* **GIVEN DATA**
(begin)

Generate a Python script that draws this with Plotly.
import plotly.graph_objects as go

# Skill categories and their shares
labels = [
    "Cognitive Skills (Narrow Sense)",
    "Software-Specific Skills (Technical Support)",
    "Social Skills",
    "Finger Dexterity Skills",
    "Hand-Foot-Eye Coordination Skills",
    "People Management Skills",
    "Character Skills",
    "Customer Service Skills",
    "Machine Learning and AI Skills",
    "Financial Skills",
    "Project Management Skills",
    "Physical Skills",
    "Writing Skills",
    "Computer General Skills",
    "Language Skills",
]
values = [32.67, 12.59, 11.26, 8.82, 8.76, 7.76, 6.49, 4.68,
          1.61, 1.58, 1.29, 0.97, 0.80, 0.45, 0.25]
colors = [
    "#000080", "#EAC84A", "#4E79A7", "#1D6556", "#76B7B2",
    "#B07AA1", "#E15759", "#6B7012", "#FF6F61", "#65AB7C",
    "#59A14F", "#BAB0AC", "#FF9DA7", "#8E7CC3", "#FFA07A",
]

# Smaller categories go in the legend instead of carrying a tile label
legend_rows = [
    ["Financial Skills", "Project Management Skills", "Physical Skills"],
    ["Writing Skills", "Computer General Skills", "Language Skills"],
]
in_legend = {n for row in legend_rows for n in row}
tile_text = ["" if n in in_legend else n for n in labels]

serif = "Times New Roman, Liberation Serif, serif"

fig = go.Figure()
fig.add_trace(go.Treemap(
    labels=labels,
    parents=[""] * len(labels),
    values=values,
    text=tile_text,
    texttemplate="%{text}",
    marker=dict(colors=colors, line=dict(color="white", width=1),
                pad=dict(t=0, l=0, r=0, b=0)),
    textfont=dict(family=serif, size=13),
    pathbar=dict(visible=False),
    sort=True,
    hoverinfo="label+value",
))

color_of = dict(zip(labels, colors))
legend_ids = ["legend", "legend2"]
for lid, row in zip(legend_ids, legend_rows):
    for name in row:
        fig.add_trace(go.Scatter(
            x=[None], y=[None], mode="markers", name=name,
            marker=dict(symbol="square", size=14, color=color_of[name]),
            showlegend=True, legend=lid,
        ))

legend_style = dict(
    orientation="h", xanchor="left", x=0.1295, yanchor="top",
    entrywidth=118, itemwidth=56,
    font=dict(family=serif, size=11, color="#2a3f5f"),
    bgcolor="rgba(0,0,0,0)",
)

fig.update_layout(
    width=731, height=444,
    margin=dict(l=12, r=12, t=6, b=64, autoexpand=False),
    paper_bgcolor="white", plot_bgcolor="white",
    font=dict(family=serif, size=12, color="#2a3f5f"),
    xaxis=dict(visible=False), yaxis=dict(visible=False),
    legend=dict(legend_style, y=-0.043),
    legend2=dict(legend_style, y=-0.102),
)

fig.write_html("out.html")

(end)

* **EXERCISE AIM**
Reproduce the entire listing word for word.

* **ANSWER**
Generate a Python script that draws this with Plotly.
import plotly.graph_objects as go

# Skill categories and their shares
labels = [
    "Cognitive Skills (Narrow Sense)",
    "Software-Specific Skills (Technical Support)",
    "Social Skills",
    "Finger Dexterity Skills",
    "Hand-Foot-Eye Coordination Skills",
    "People Management Skills",
    "Character Skills",
    "Customer Service Skills",
    "Machine Learning and AI Skills",
    "Financial Skills",
    "Project Management Skills",
    "Physical Skills",
    "Writing Skills",
    "Computer General Skills",
    "Language Skills",
]
values = [32.67, 12.59, 11.26, 8.82, 8.76, 7.76, 6.49, 4.68,
          1.61, 1.58, 1.29, 0.97, 0.80, 0.45, 0.25]
colors = [
    "#000080", "#EAC84A", "#4E79A7", "#1D6556", "#76B7B2",
    "#B07AA1", "#E15759", "#6B7012", "#FF6F61", "#65AB7C",
    "#59A14F", "#BAB0AC", "#FF9DA7", "#8E7CC3", "#FFA07A",
]

# Smaller categories go in the legend instead of carrying a tile label
legend_rows = [
    ["Financial Skills", "Project Management Skills", "Physical Skills"],
    ["Writing Skills", "Computer General Skills", "Language Skills"],
]
in_legend = {n for row in legend_rows for n in row}
tile_text = ["" if n in in_legend else n for n in labels]

serif = "Times New Roman, Liberation Serif, serif"

fig = go.Figure()
fig.add_trace(go.Treemap(
    labels=labels,
    parents=[""] * len(labels),
    values=values,
    text=tile_text,
    texttemplate="%{text}",
    marker=dict(colors=colors, line=dict(color="white", width=1),
                pad=dict(t=0, l=0, r=0, b=0)),
    textfont=dict(family=serif, size=13),
    pathbar=dict(visible=False),
    sort=True,
    hoverinfo="label+value",
))

color_of = dict(zip(labels, colors))
legend_ids = ["legend", "legend2"]
for lid, row in zip(legend_ids, legend_rows):
    for name in row:
        fig.add_trace(go.Scatter(
            x=[None], y=[None], mode="markers", name=name,
            marker=dict(symbol="square", size=14, color=color_of[name]),
            showlegend=True, legend=lid,
        ))

legend_style = dict(
    orientation="h", xanchor="left", x=0.1295, yanchor="top",
    entrywidth=118, itemwidth=56,
    font=dict(family=serif, size=11, color="#2a3f5f"),
    bgcolor="rgba(0,0,0,0)",
)

fig.update_layout(
    width=731, height=444,
    margin=dict(l=12, r=12, t=6, b=64, autoexpand=False),
    paper_bgcolor="white", plot_bgcolor="white",
    font=dict(family=serif, size=12, color="#2a3f5f"),
    xaxis=dict(visible=False), yaxis=dict(visible=False),
    legend=dict(legend_style, y=-0.043),
    legend2=dict(legend_style, y=-0.102),
)

fig.write_html("out.html")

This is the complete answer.